* Source records:
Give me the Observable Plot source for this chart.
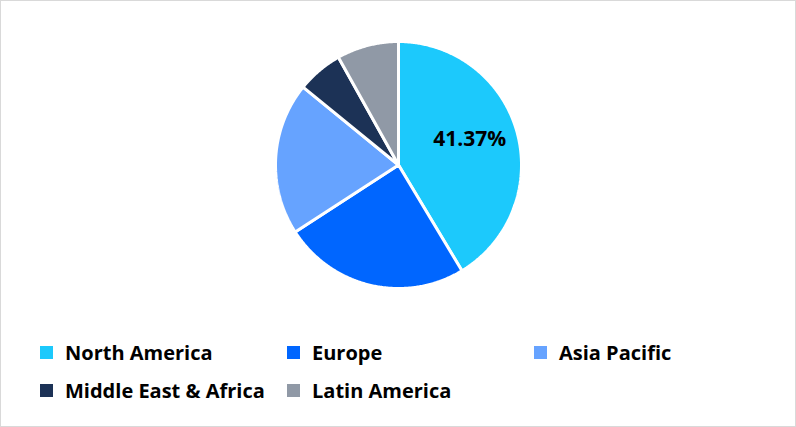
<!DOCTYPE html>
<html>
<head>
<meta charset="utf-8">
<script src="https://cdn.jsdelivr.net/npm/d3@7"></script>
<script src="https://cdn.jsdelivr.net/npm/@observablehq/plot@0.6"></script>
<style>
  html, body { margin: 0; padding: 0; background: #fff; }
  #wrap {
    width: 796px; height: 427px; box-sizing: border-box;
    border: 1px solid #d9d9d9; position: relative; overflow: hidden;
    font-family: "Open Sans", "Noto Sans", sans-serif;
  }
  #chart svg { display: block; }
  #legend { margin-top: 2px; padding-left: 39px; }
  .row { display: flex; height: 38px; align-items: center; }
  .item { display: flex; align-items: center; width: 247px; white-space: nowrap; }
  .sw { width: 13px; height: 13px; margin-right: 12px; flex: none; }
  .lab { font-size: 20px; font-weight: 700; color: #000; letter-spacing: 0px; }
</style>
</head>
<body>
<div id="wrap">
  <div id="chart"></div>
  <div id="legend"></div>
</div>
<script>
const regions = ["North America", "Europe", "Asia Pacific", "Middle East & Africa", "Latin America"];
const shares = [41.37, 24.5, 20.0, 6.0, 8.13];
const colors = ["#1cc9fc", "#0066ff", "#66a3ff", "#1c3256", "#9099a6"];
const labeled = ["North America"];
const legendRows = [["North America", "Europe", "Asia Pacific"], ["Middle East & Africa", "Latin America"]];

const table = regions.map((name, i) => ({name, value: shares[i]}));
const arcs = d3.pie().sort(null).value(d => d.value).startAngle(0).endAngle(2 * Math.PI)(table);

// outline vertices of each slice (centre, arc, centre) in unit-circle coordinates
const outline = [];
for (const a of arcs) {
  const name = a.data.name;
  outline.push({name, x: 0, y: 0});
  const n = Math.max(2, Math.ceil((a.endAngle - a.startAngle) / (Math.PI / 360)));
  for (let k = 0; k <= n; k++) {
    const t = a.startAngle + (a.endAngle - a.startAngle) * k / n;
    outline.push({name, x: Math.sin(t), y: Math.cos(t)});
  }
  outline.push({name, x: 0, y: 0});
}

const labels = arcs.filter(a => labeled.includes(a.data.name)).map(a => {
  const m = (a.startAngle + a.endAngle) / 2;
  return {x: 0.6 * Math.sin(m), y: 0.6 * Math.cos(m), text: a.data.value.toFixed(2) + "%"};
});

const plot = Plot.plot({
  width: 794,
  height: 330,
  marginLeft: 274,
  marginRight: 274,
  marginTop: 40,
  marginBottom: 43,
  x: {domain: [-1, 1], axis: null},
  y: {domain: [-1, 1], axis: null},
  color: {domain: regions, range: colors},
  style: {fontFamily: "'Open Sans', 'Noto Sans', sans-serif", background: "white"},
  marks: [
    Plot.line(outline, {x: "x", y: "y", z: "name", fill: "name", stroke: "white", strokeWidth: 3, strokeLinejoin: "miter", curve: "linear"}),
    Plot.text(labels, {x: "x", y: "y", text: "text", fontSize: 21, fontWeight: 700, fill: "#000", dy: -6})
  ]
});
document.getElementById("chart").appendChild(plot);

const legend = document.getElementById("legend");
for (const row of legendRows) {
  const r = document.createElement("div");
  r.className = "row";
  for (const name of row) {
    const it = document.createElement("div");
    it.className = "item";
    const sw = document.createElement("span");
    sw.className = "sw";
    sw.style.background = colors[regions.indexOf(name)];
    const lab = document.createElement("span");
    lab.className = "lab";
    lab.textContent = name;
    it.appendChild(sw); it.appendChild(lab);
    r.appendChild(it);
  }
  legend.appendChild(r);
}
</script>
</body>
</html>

* * *

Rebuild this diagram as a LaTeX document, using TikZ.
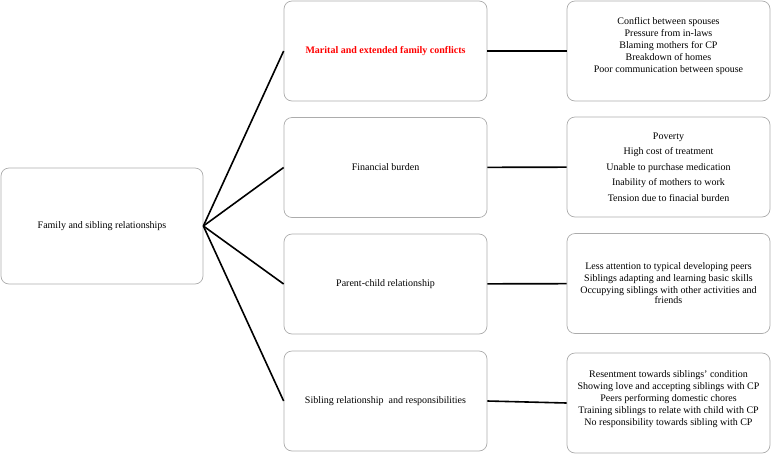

* Set problem: Locate each line containing the string "chart" and show it.

* Task result:
Give me the Observable Plot source for this chart.
  #chart svg { display: block; }
  <div id="chart"></div>
document.getElementById("chart").appendChild(plot);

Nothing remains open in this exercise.